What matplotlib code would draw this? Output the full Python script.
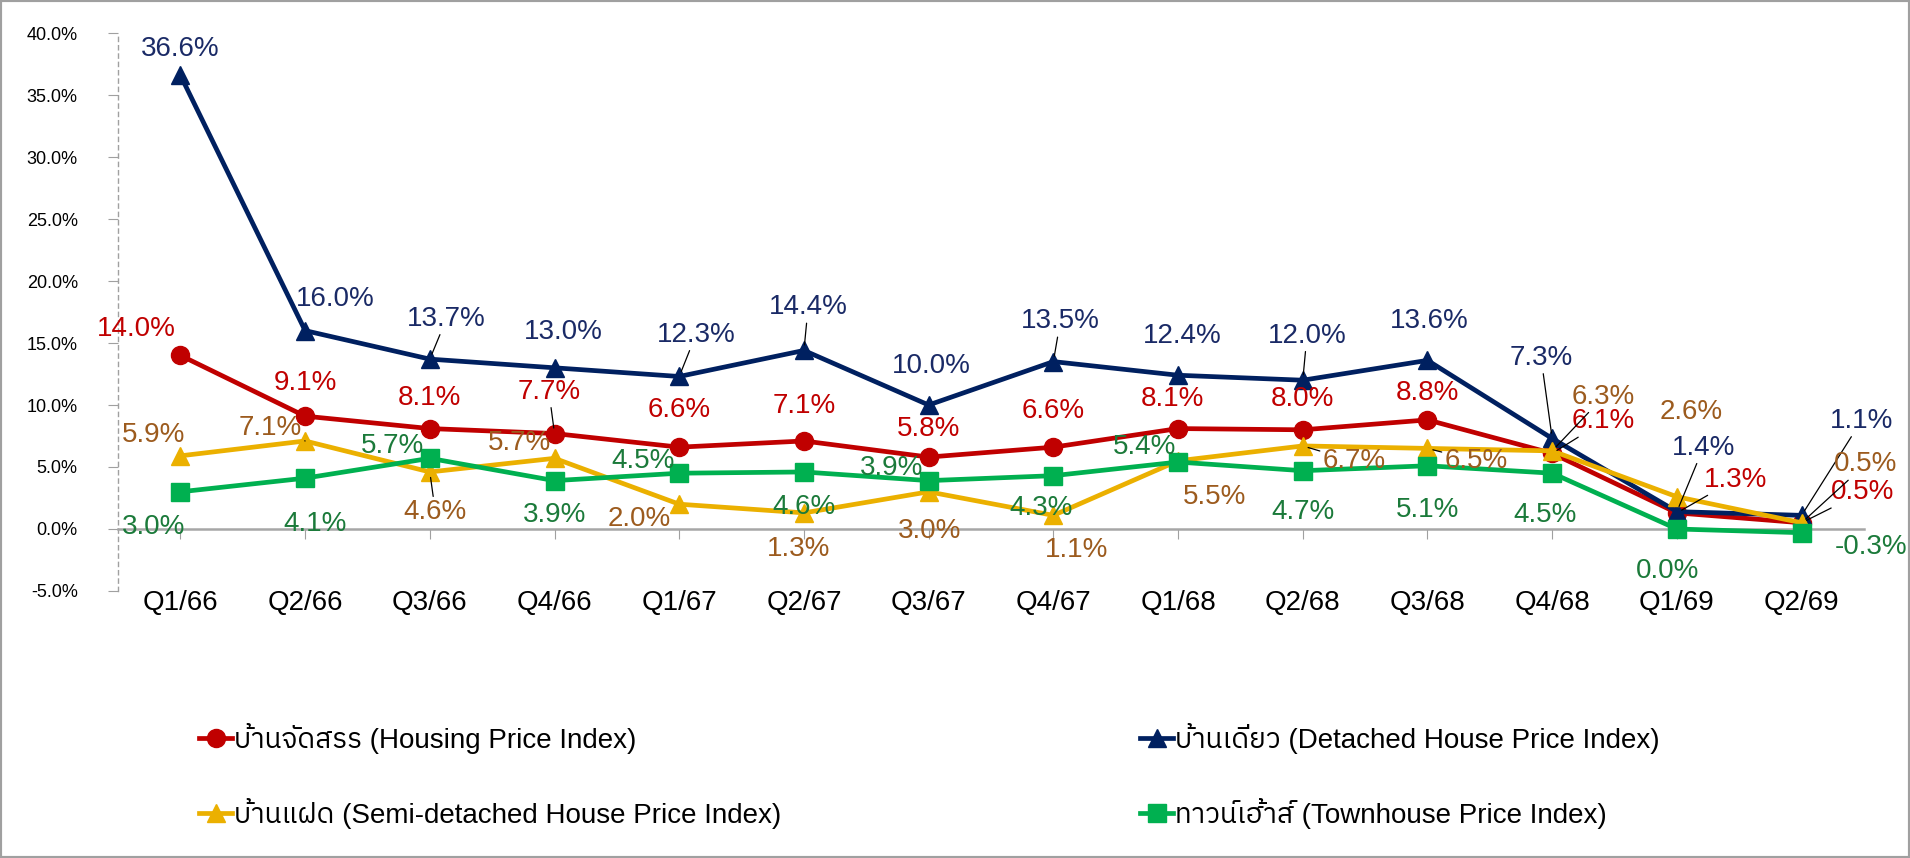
import matplotlib
matplotlib.use("Agg")
import matplotlib.pyplot as plt
from matplotlib import font_manager
from matplotlib.ft2font import FT2Font
from matplotlib.patches import Rectangle

quarters = ["Q1/66", "Q2/66", "Q3/66", "Q4/66", "Q1/67", "Q2/67", "Q3/67",
            "Q4/67", "Q1/68", "Q2/68", "Q3/68", "Q4/68", "Q1/69", "Q2/69"]
housing = [14.0, 9.1, 8.1, 7.7, 6.6, 7.1, 5.8, 6.6, 8.1, 8.0, 8.8, 6.1, 1.3, 0.5]
detached = [36.6, 16.0, 13.7, 13.0, 12.3, 14.4, 10.0, 13.5, 12.4, 12.0, 13.6, 7.3, 1.4, 1.1]
semi = [5.9, 7.1, 4.6, 5.7, 2.0, 1.3, 3.0, 1.1, 5.5, 6.7, 6.5, 6.3, 2.6, 0.5]
townhouse = [3.0, 4.1, 5.7, 3.9, 4.5, 4.6, 3.9, 4.3, 5.4, 4.7, 5.1, 4.5, 0.0, -0.3]

names = {
    "housing": "บ้านจัดสรร (Housing Price Index)",
    "detached": "บ้านเดี่ยว (Detached House Price Index)",
    "semi": "บ้านแฝด (Semi-detached House Price Index)",
    "townhouse": "ทาวน์เฮ้าส์ (Townhouse Price Index)",
}

# label offsets in points (dx, dy) and whether a leader line is drawn
off_detached = [(0, 19), (22, 23), (12, 29), (6, 26), (12, 30), (3, 31), (2, 28),
                (5, 29), (3, 28), (3, 32), (1, 28), (-8, 58), (19, 46), (43, 68)]
lead_detached = [0, 0, 1, 0, 1, 1, 0, 1, 0, 1, 0, 1, 1, 1]
off_housing = [(-32, 19), (0, 24), (0, 22), (-4, 30), (0, 27), (0, 25), (0, 20),
               (0, 26), (-4, 21), (0, 22), (0, 19), (37, 23), (42, 24), (44, 22)]
lead_housing = [0, 0, 0, 1, 0, 0, 0, 0, 0, 0, 0, 1, 1, 1]
off_semi = [(-19, 15), (-25, 9), (4, -29), (-25, 11), (-29, -11), (-4, -26), (1, -28),
            (17, -25), (26, -26), (37, -11), (35, -9), (37, 39), (10, 61), (46, 42)]
lead_semi = [0, 1, 1, 0, 0, 0, 0, 0, 0, 1, 1, 1, 0, 1]
off_town = [(-19, -25), (7, -33), (-27, 9), (0, -25), (-26, 9), (0, -25), (-27, 9),
            (-9, -23), (-24, 11), (0, -30), (0, -32), (-5, -30), (-7, -30), (50, -10)]
lead_town = [0] * 14


def find_thai_font():
    best = None
    for f in font_manager.fontManager.ttflist:
        try:
            if 0x0E1A not in FT2Font(f.fname).get_charmap():
                continue
        except Exception:
            continue
        if "Sans" in f.name or "Tahoma" in f.name or "Thai" in f.name:
            return f.name
        best = best or f.name
    return best


thai = find_thai_font()
fam = ["Liberation Sans"] + ([thai] if thai else []) + ["DejaVu Sans"]
plt.rcParams["font.family"] = fam

fig = plt.figure(figsize=(19.1, 8.58), dpi=100)
ax = fig.add_axes([0.0618, 0.3112, 0.9141, 0.6503])

series = [
    ("housing", housing, "#C00000", "#C00000", "o", off_housing, lead_housing),
    ("detached", detached, "#002060", "#1A2A66", "^", off_detached, lead_detached),
    ("semi", semi, "#EBB000", "#9C5B1E", "^", off_semi, lead_semi),
    ("townhouse", townhouse, "#00B050", "#1B7A3A", "s", off_town, lead_town),
]

x = list(range(len(quarters)))
handles = {}
for key, vals, col, tcol, mk, offs, leads in series:
    ln, = ax.plot(x, vals, color=col, lw=3.4, marker=mk, ms=13, zorder=3,
                  label=names[key])
    handles[key] = ln
    for i, v in enumerate(vals):
        kw = {}
        if leads[i]:
            kw["arrowprops"] = dict(arrowstyle="-", color="black", lw=0.9,
                                    shrinkA=0, shrinkB=4)
        ax.annotate(f"{v:.1f}%", (i, v), xytext=offs[i], textcoords="offset points",
                    ha="center", va="center", fontsize=20, color=tcol, zorder=4, **kw)

ax.set_xlim(-0.5, 13.5)
ax.set_ylim(-5, 40)
ax.set_yticks(range(-5, 41, 5))
ax.set_yticklabels([f"{v:.1f}%" for v in range(-5, 41, 5)])
ax.set_xticks(x)
ax.set_xticklabels(quarters)
ax.tick_params(axis="y", labelsize=13, length=7, color="#A0A0A0", pad=22)
ax.tick_params(axis="x", labelsize=20, length=7, color="#A0A0A0", pad=37)

for s in ["top", "right"]:
    ax.spines[s].set_visible(False)
ax.spines["bottom"].set_position(("data", 0))
ax.spines["bottom"].set_color("#A6A6A6")
ax.spines["bottom"].set_linewidth(1.8)
ax.spines["left"].set_color("#A0A0A0")
ax.spines["left"].set_linestyle((0, (3, 3)))
ax.spines["left"].set_linewidth(1)

leg_kw = dict(frameon=False, fontsize=20, handlelength=1.2, handletextpad=0.05,
              labelspacing=1.59, borderpad=0, borderaxespad=0)
fig.legend([handles["housing"], handles["semi"]],
           [names["housing"], names["semi"]],
           loc="center left", bbox_to_anchor=(199 / 1910, 1 - 776 / 858), **leg_kw)
fig.legend([handles["detached"], handles["townhouse"]],
           [names["detached"], names["townhouse"]],
           loc="center left", bbox_to_anchor=(1140 / 1910, 1 - 776 / 858), **leg_kw)

fig.patches.append(Rectangle((0, 0), 1, 1, transform=fig.transFigure, fill=False,
                             edgecolor="#A0A0A0", lw=3))

fig.savefig("out.png", dpi=100)
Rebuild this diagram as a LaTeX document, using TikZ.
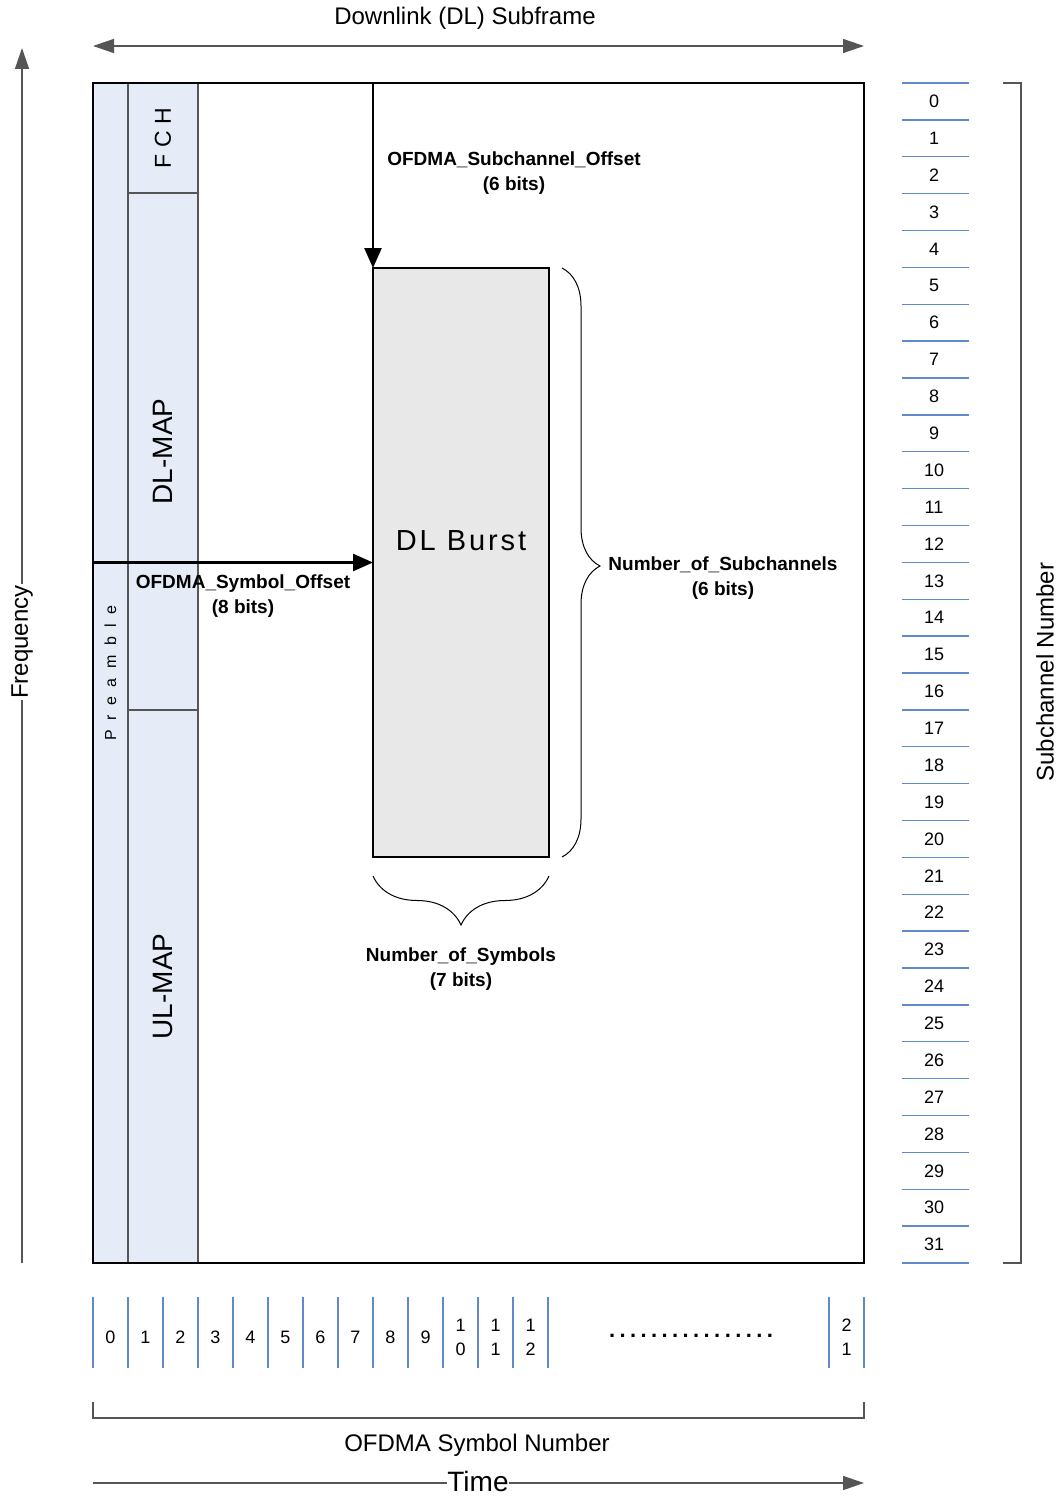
\documentclass[tikz,border=0pt]{standalone}
\usepackage{fontspec}
\setmainfont{Liberation Sans}
\usetikzlibrary{arrows.meta,decorations.pathreplacing}

\definecolor{colblue}{RGB}{230,236,247}
\definecolor{burstgray}{RGB}{232,232,232}
\definecolor{edgegray}{RGB}{85,85,85}
\definecolor{tickblue}{RGB}{96,138,206}

\tikzset{
  col/.style={draw=edgegray, fill=colblue, line width=1.5pt, inner sep=0pt, outer sep=0pt, rotate=90},
  bitlabel/.style={font=\fontsize{19}{25}\selectfont\bfseries, align=center},
  axislabel/.style={font=\fontsize{24}{28}\selectfont},
  numlabel/.style={font=\fontsize{18}{24}\selectfont, align=center, inner sep=0pt},
  tickline/.style={draw=tickblue, line width=1.3pt},
  bigarrow/.style={-{Triangle[length=20pt,width=17pt]}, line width=2.5pt},
  axisarrow/.style={draw=edgegray, line width=1.5pt, -{Triangle[length=21pt,width=14pt]}},
}

\begin{document}
\begin{tikzpicture}[x=1pt, y=-1pt]
\useasboundingbox (0,0) rectangle (1061,1496);

% subframe columns
\node[col, minimum width=1180pt, minimum height=35pt, font=\fontsize{16}{18}\selectfont\addfontfeature{LetterSpace=60}] (pre) at (110.5,673) {Preamble};
\node[col, minimum width=110pt, minimum height=70pt, font=\fontsize{23}{26}\selectfont\addfontfeature{LetterSpace=28}] (fch) at (163,138) {FCH};
\node[col, minimum width=517pt, minimum height=70pt, font=\fontsize{28}{32}\selectfont] (dlmap) at (163,451.5) {DL-MAP};
\node[col, minimum width=553pt, minimum height=70pt, font=\fontsize{28}{32}\selectfont] (ulmap) at (163,986.5) {UL-MAP};

% frame and burst
\node[draw, line width=1.3pt, minimum width=771pt, minimum height=1180pt, inner sep=0pt, outer sep=0pt] (frame) at (478.5,673) {};
\node[draw, fill=burstgray, line width=1.3pt, minimum width=176pt, minimum height=589pt, inner sep=0pt, outer sep=0pt] (burst) at (461,562.5) {};
\node[font=\fontsize{29}{32}\selectfont\addfontfeature{LetterSpace=10}] (burstlbl) at (461,541) {DL Burst};

% offsets
\draw[bigarrow] (burst.north west |- frame.north) -- (burst.north west);
\draw[bigarrow] (frame.west |- burst.west) -- (burst.west);
\node[bitlabel] (suboff) at (514,173) {OFDMA\_Subchannel\_Offset\\(6 bits)};
\node[bitlabel] (symoff) at (243,596.5) {OFDMA\_Symbol\_Offset\\(8 bits)};

% braces
\draw[decorate, decoration={brace, amplitude=38pt, aspect=0.506}, line width=1pt] ([xshift=13pt]burst.north east) -- ([xshift=13pt]burst.south east);
\node[bitlabel] (nsub) at (723,578.5) {Number\_of\_Subchannels\\(6 bits)};
\draw[decorate, decoration={brace, amplitude=49pt}, line width=1pt] ([yshift=-19pt]burst.south east) -- ([yshift=-19pt]burst.south west);
\node[bitlabel] (nsym) at (461,969.5) {Number\_of\_Symbols\\(7 bits)};

% axes
\draw[axisarrow, {Triangle[length=21pt,width=14pt]}-{Triangle[length=21pt,width=14pt]}] ([yshift=37pt]frame.north west) -- ([yshift=37pt]frame.north east);
\node[axislabel] (dlsub) at (465,18) {Downlink (DL) Subframe};
\draw[axisarrow] ([xshift=-71pt]frame.south west) -- ([xshift=-71pt, yshift=35pt]frame.north west);
\node[axislabel, rotate=90, fill=white, inner sep=1pt] (freq) at (22,642) {Frequency};
\draw[axisarrow] ([yshift=-220pt]frame.south west) -- ([yshift=-220pt]frame.south east);
\node[font=\fontsize{28}{30}\selectfont, fill=white, inner sep=0.5pt] (time) at (478,1481) {Time};

% subchannel scale
\foreach \i in {0,...,32}
  \draw[tickline] (902,{83+\i*36.875}) -- (969,{83+\i*36.875});
\foreach \i in {0,...,31}
  \node[numlabel] (sc\i) at (934,{83+(\i+0.5)*36.875}) {\i};
\draw[draw=edgegray, line width=1.3pt] ([xshift=139pt]frame.north east) -- ([xshift=157pt]frame.north east) -- ([xshift=157pt]frame.south east) -- ([xshift=139pt]frame.south east);
\node[axislabel, rotate=90] (scnum) at (1045,672) {Subchannel Number};

% symbol scale
\foreach \i in {0,...,13}
  \draw[tickline] ({93+35*\i},1297) -- ({93+35*\i},1368);
\foreach \x in {829,864}
  \draw[tickline] (\x,1297) -- (\x,1368);
\foreach \i in {0,...,9}
  \node[numlabel] (sym\i) at ({110.5+35*\i},1337) {\i};
\foreach \i/\a/\b in {10/1/0,11/1/1,12/1/2}
  \node[numlabel] (sym\i) at ({110.5+35*\i},1337) {\a\\\b};
\node[numlabel] (sym21) at (846.5,1337) {2\\1};
\node[numlabel, font=\fontsize{22}{24}\selectfont\bfseries\addfontfeature{LetterSpace=20}] (dots) at (691,1336) {................};
\draw[draw=edgegray, line width=1.3pt] ([yshift=-139pt]frame.south west) -- ([yshift=-155pt]frame.south west) -- ([yshift=-155pt]frame.south east) -- ([yshift=-139pt]frame.south east);
\node[axislabel] (symnum) at (477,1445) {OFDMA Symbol Number};
\end{tikzpicture}
\end{document}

**Instruction**
Among the entries above, locate the line with "Rebuild this diagram" and the line with "(0,0) rectangle (1061,1496);". Give those two lines and all lines between them again, exactly, leaving out the pictures.

**Answer to the problem**
Rebuild this diagram as a LaTeX document, using TikZ.
\documentclass[tikz,border=0pt]{standalone}
\usepackage{fontspec}
\setmainfont{Liberation Sans}
\usetikzlibrary{arrows.meta,decorations.pathreplacing}

\definecolor{colblue}{RGB}{230,236,247}
\definecolor{burstgray}{RGB}{232,232,232}
\definecolor{edgegray}{RGB}{85,85,85}
\definecolor{tickblue}{RGB}{96,138,206}

\tikzset{
  col/.style={draw=edgegray, fill=colblue, line width=1.5pt, inner sep=0pt, outer sep=0pt, rotate=90},
  bitlabel/.style={font=\fontsize{19}{25}\selectfont\bfseries, align=center},
  axislabel/.style={font=\fontsize{24}{28}\selectfont},
  numlabel/.style={font=\fontsize{18}{24}\selectfont, align=center, inner sep=0pt},
  tickline/.style={draw=tickblue, line width=1.3pt},
  bigarrow/.style={-{Triangle[length=20pt,width=17pt]}, line width=2.5pt},
  axisarrow/.style={draw=edgegray, line width=1.5pt, -{Triangle[length=21pt,width=14pt]}},
}

\begin{document}
\begin{tikzpicture}[x=1pt, y=-1pt]
\useasboundingbox (0,0) rectangle (1061,1496);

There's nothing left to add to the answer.